> _WORK TO BE COMPLETED_
Pull every line that holds the word "this" from the entries.
++++ EXTRACTED DATA
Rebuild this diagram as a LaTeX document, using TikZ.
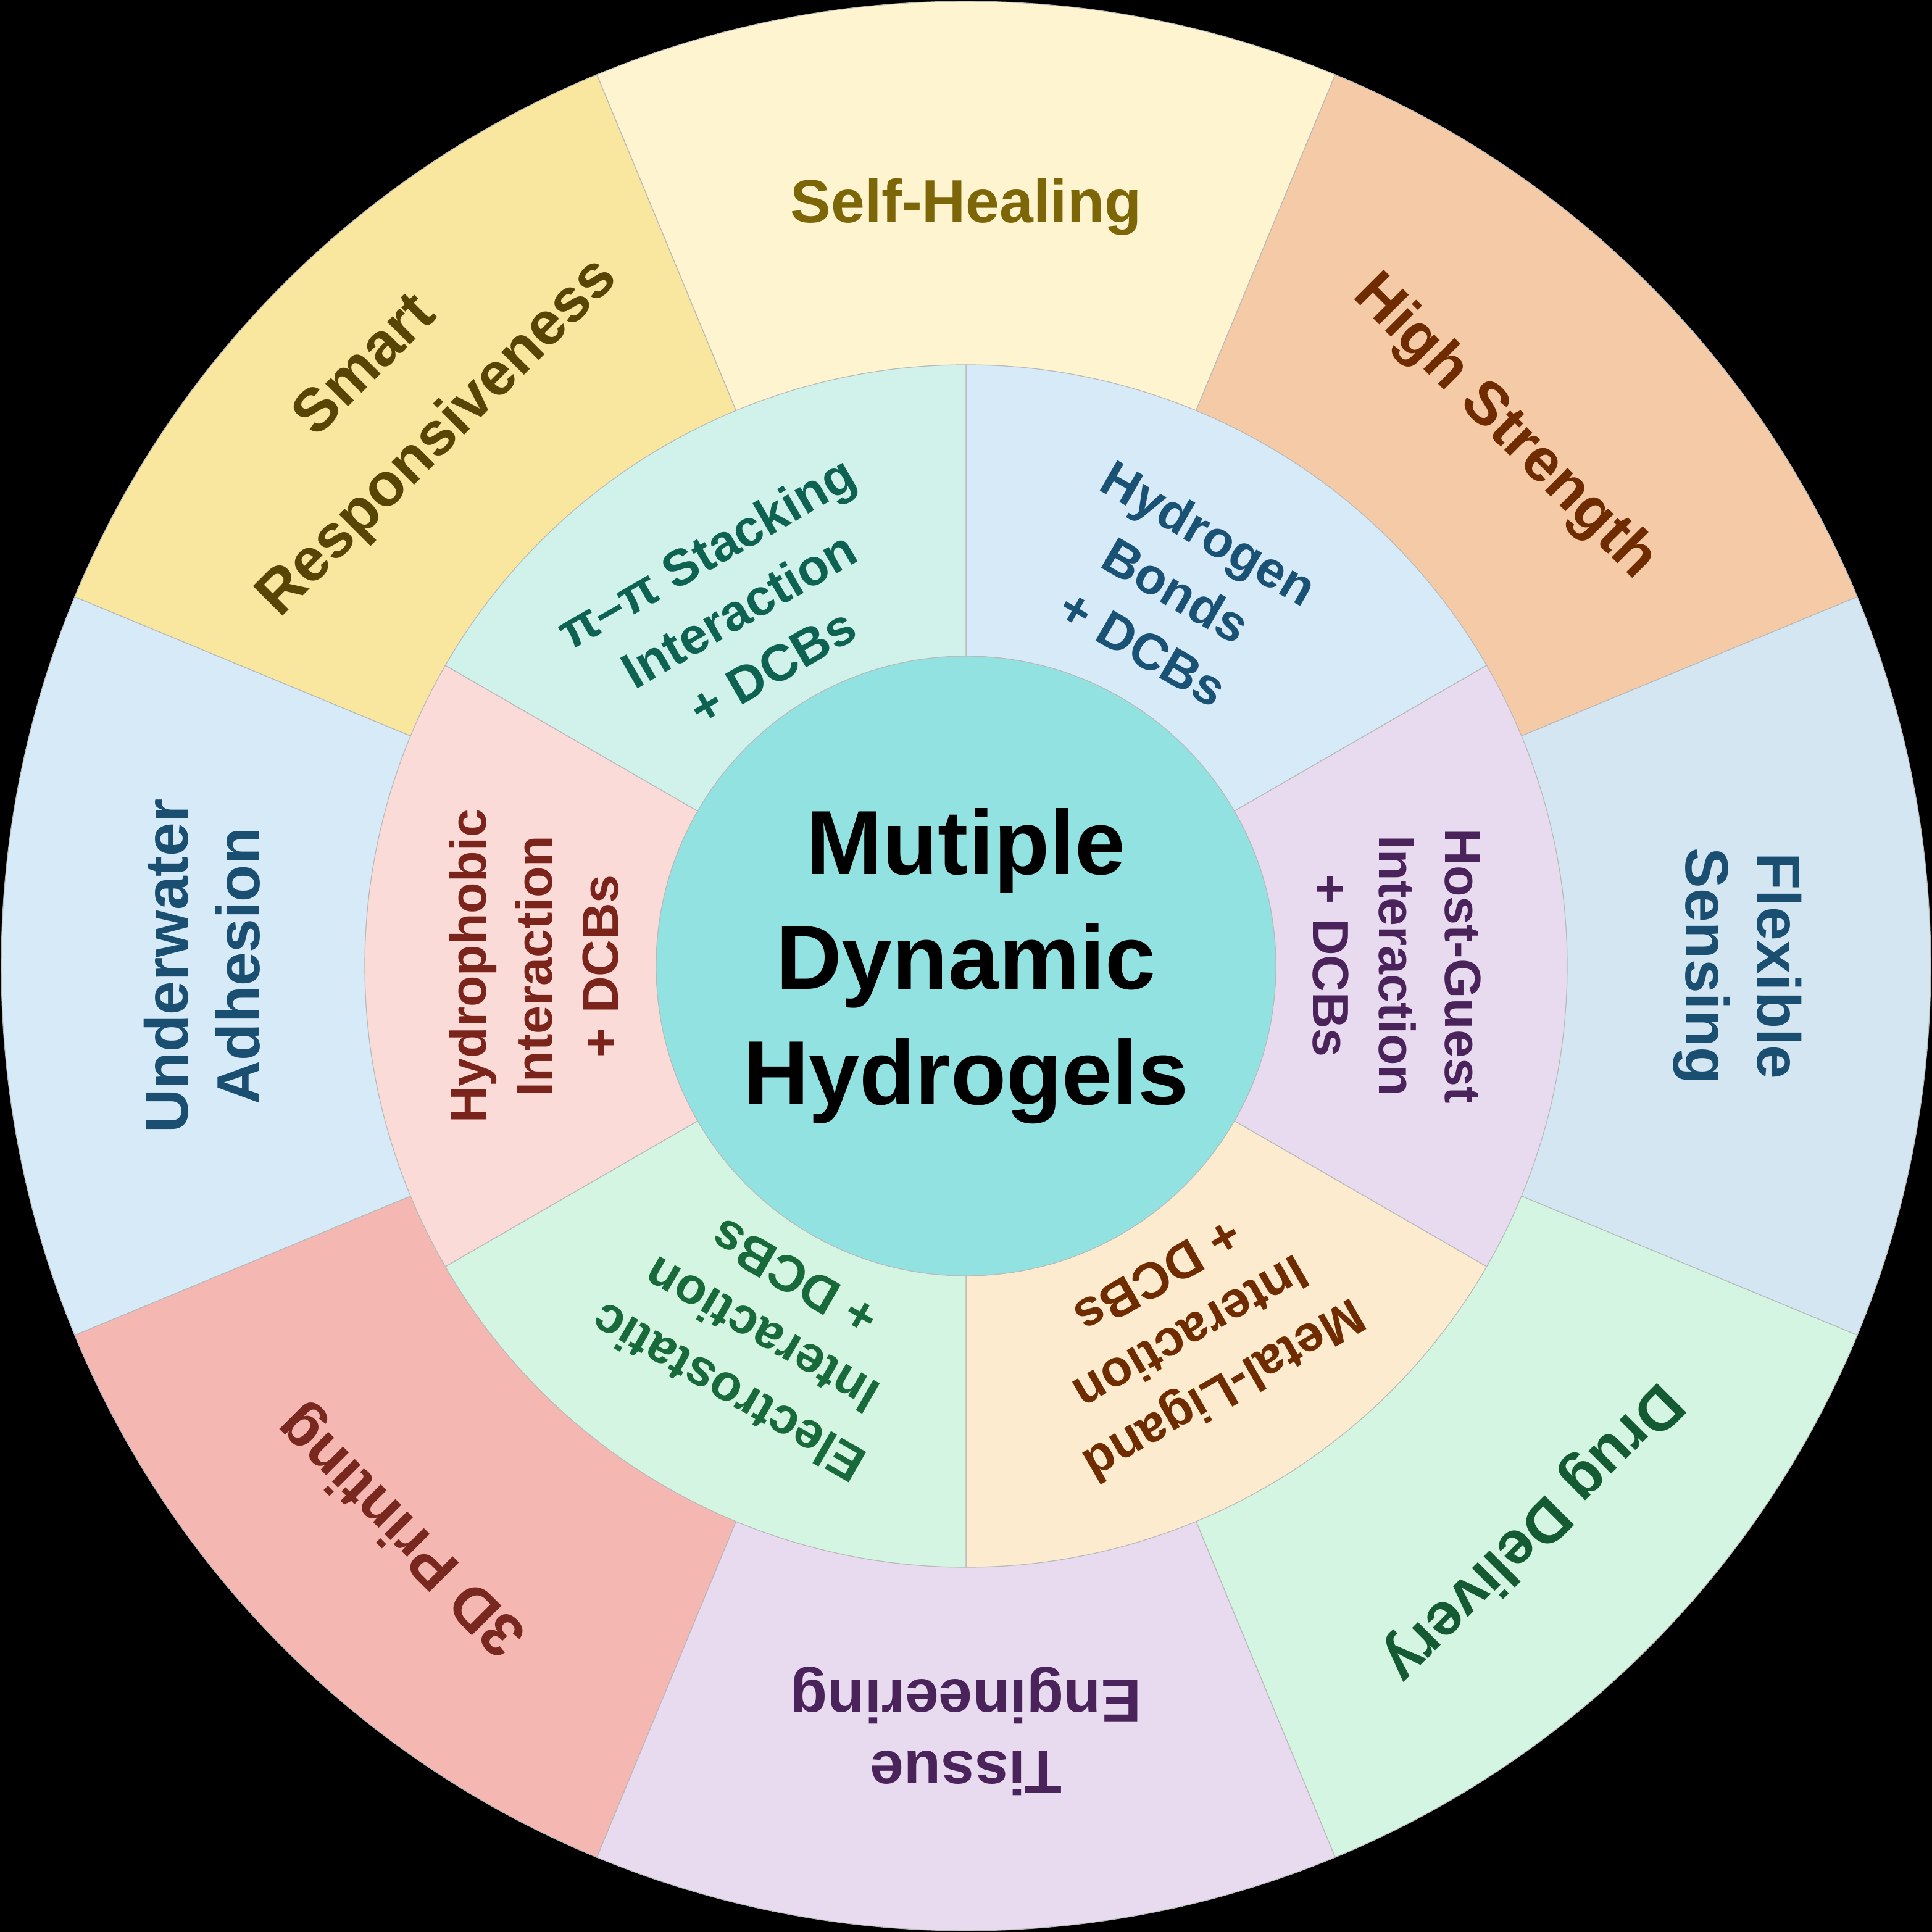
\documentclass[tikz,border=0pt]{standalone}
\usepackage{fontspec}
\setmainfont{Liberation Sans}
\definecolor{shF}{HTML}{FEF5D0}\definecolor{shT}{HTML}{7D6608}
\definecolor{hsF}{HTML}{F5CBA7}\definecolor{hsT}{HTML}{6E2C00}
\definecolor{fsF}{HTML}{D4E6F1}\definecolor{fsT}{HTML}{1B4F72}
\definecolor{ddF}{HTML}{D5F5E3}\definecolor{ddT}{HTML}{145A32}
\definecolor{teF}{HTML}{E8DAEF}\definecolor{teT}{HTML}{4A235A}
\definecolor{tdF}{HTML}{F5B7B1}\definecolor{tdT}{HTML}{78281F}
\definecolor{uaF}{HTML}{D6EAF8}\definecolor{uaT}{HTML}{1B4F72}
\definecolor{srF}{HTML}{F9E79F}\definecolor{srT}{HTML}{574506}
\definecolor{hbF}{HTML}{D6EAF8}\definecolor{hbT}{HTML}{1A5276}
\definecolor{hgF}{HTML}{E8DAEF}\definecolor{hgT}{HTML}{4A235A}
\definecolor{mlF}{HTML}{FDEBD0}\definecolor{mlT}{HTML}{6E2C00}
\definecolor{esF}{HTML}{D5F5E3}\definecolor{esT}{HTML}{186A3B}
\definecolor{hpF}{HTML}{FADBD8}\definecolor{hpT}{HTML}{7B241C}
\definecolor{ppF}{HTML}{D1F2EB}\definecolor{ppT}{HTML}{0E6251}
\definecolor{ctF}{HTML}{92E2E2}
\newcommand\mysector[4]{\filldraw[seg,fill=#1] (0,0) -- (#2:#4) arc[start angle=#2,end angle=#3,radius=#4] -- cycle;}
\begin{document}
\begin{tikzpicture}[
  seg/.style={draw=gray!55, line width=0.35pt},
  outlbl/.style={font=\bfseries\fontsize{28}{33}\selectfont, align=center},
  inlbl/.style={font=\bfseries\fontsize{23.5}{30.5}\selectfont, align=center},
  ctlbl/.style={font=\bfseries\fontsize{42}{53}\selectfont, align=center, text=black}
]
\fill[black] (-15.65,-15.65) rectangle (15.65,15.65);
\useasboundingbox (-15.65,-15.65) rectangle (15.65,15.65);
% outer ring
\mysector{shF}{67.5}{112.5}{15.63}
\mysector{hsF}{22.5}{67.5}{15.63}
\mysector{fsF}{-22.5}{22.5}{15.63}
\mysector{ddF}{-67.5}{-22.5}{15.63}
\mysector{teF}{-112.5}{-67.5}{15.63}
\mysector{tdF}{-157.5}{-112.5}{15.63}
\mysector{uaF}{157.5}{202.5}{15.63}
\mysector{srF}{112.5}{157.5}{15.63}
% middle ring
\mysector{hbF}{30}{90}{9.74}
\mysector{hgF}{-30}{30}{9.74}
\mysector{mlF}{-90}{-30}{9.74}
\mysector{esF}{-150}{-90}{9.74}
\mysector{hpF}{150}{210}{9.74}
\mysector{ppF}{90}{150}{9.74}
% center
\filldraw[seg,fill=ctF] (0,0) circle (5.02);
% outer labels
\node[outlbl, text=shT] (sh) at (90:12.3) {Self-Healing};
\node[outlbl, text=hsT, rotate=-45] (hs) at (45:12.33) {High Strength};
\node[outlbl, text=fsT, rotate=-90] (fs) at (0:12.5) {Flexible\\Sensing};
\node[outlbl, text=ddT, rotate=-135] (dd) at (-45:12.95) {Drug Delivery};
\node[outlbl, text=teT, rotate=180] (te) at (-90:12.4) {Tissue\\Engineering};
\node[outlbl, text=tdT, rotate=135] (td) at (-135:12.9) {3D Printing};
\node[outlbl, text=uaT, rotate=90] (ua) at (180:12.38) {Underwater\\Adhesion};
\node[outlbl, text=srT, rotate=45, font=\bfseries\fontsize{28}{47}\selectfont] (sr) at (135:12.9) {Smart\\Responsiveness};
% inner labels
\node[inlbl, text=hbT, rotate=-30] (hb) at (60.8:6.98) {Hydrogen\\Bonds\\+ DCBs};
\node[inlbl, text=hgT, rotate=-90] (hg) at (0:6.98) {Host-Guest\\Interaction\\+ DCBs};
\node[inlbl, text=mlT, rotate=-150] (ml) at (-58.5:7.0) {Metal-Ligand\\Interaction\\+ DCBs};
\node[inlbl, text=esT, rotate=150] (es) at (-119:6.85) {Electrostatic\\Interaction\\+ DCBs};
\node[inlbl, text=hpT, rotate=90] (hp) at (180:7.0) {Hydrophobic\\Interaction\\+ DCBs};
\node[inlbl, text=ppT, rotate=30] (pp) at (122.5:6.85) {π–π Stacking\\Interaction\\+ DCBs};
% center label
\node[ctlbl] (ct) at (0,0) {Mutiple\\Dynamic\\Hydrogels};
\end{tikzpicture}
\end{document}
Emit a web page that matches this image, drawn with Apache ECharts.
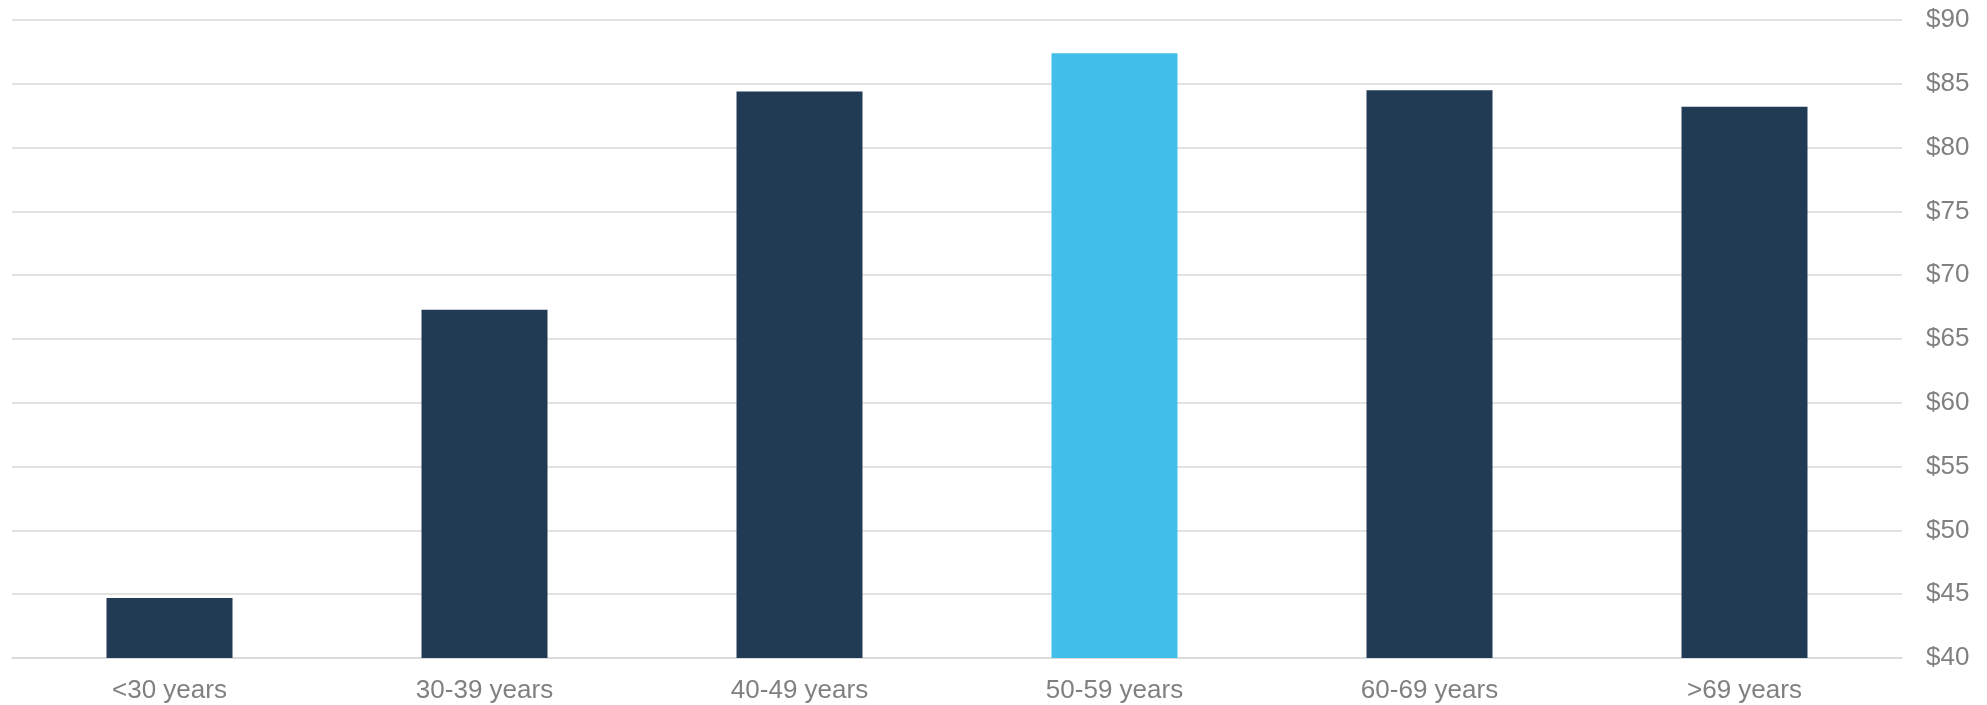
<!DOCTYPE html>
<html>
<head>
<meta charset="utf-8">
<script src="https://cdn.jsdelivr.net/npm/echarts@6/dist/echarts.min.js"></script>
<style>
html,body{margin:0;padding:0;background:#fff;}
#chart{width:1987px;height:705px;}
</style>
</head>
<body>
<div id="chart"></div>
<script>
const categories = ['<30 years', '30-39 years', '40-49 years', '50-59 years', '60-69 years', '>69 years'];
const values = [44.7, 67.3, 84.4, 87.4, 84.5, 83.2];
const highlightIndex = 3;
const yTicks = { min: 40, max: 90, interval: 5 };

const chart = echarts.init(document.getElementById('chart'));
chart.setOption({
  animation: false,
  grid: { left: 12, right: 85, top: 20, bottom: 47, containLabel: false },
  xAxis: {
    type: 'category',
    data: categories,
    axisLine: { show: true, lineStyle: { color: '#d9d9d9', width: 1.5 } },
    axisTick: { show: false },
    axisLabel: { color: '#808080', fontSize: 26, fontFamily: 'Liberation Sans, Arial, sans-serif', margin: 20 }
  },
  yAxis: {
    type: 'value',
    position: 'right',
    min: yTicks.min,
    max: yTicks.max,
    interval: yTicks.interval,
    axisLine: { show: false },
    axisTick: { show: false },
    splitLine: { lineStyle: { color: '#d9d9d9', width: 1.5 } },
    axisLabel: {
      color: '#808080', fontSize: 26, fontFamily: 'Liberation Sans, Arial, sans-serif', margin: 24,
      formatter: v => '$' + v
    }
  },
  series: [{
    type: 'bar',
    barWidth: '40%',
    data: values.map((v, i) => ({
      value: v,
      itemStyle: { color: i === highlightIndex ? '#41bfea' : '#223b55' }
    }))
  }]
});
</script>
</body>
</html>
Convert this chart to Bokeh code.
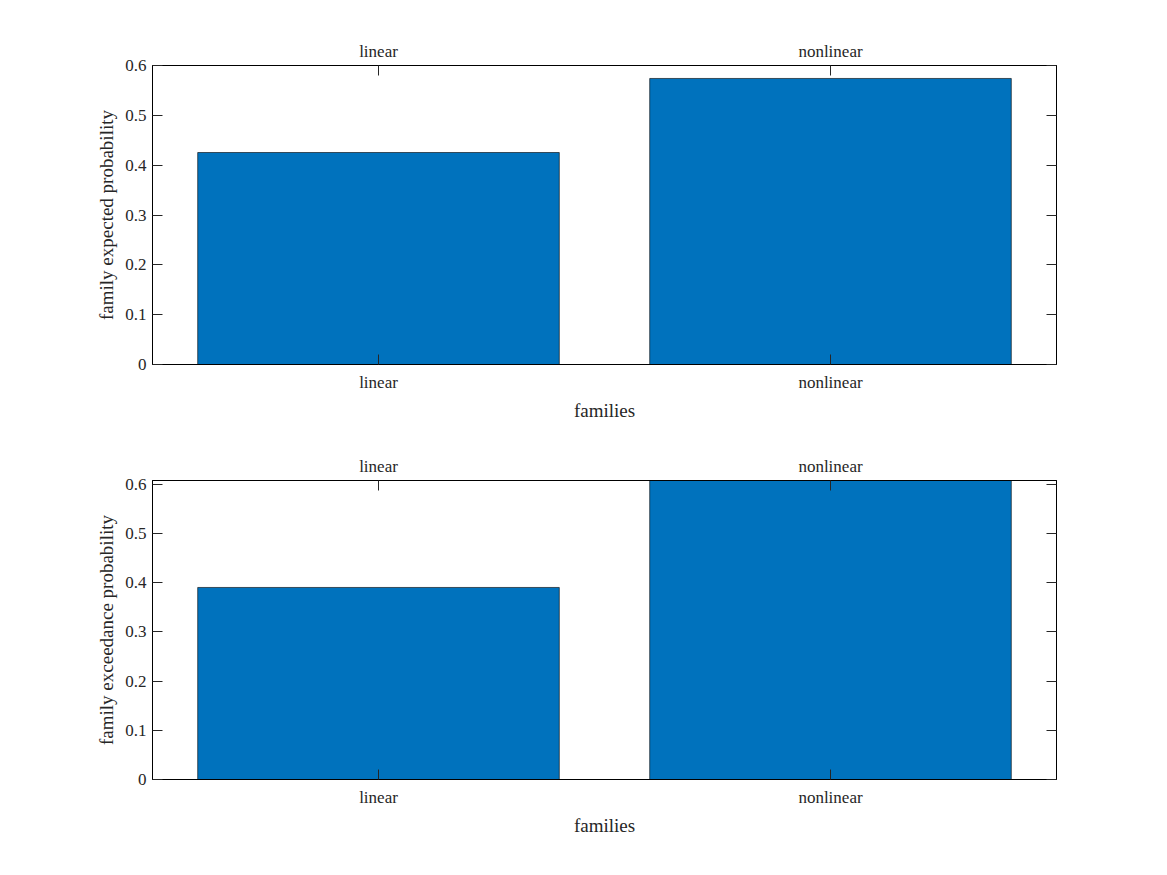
++++++++
> _TASK RESULT_
Rebuild this diagram as a LaTeX document, using TikZ.
Emit a web page that matches this image, drawn with Apache ECharts.
Convert this chart to Bokeh code.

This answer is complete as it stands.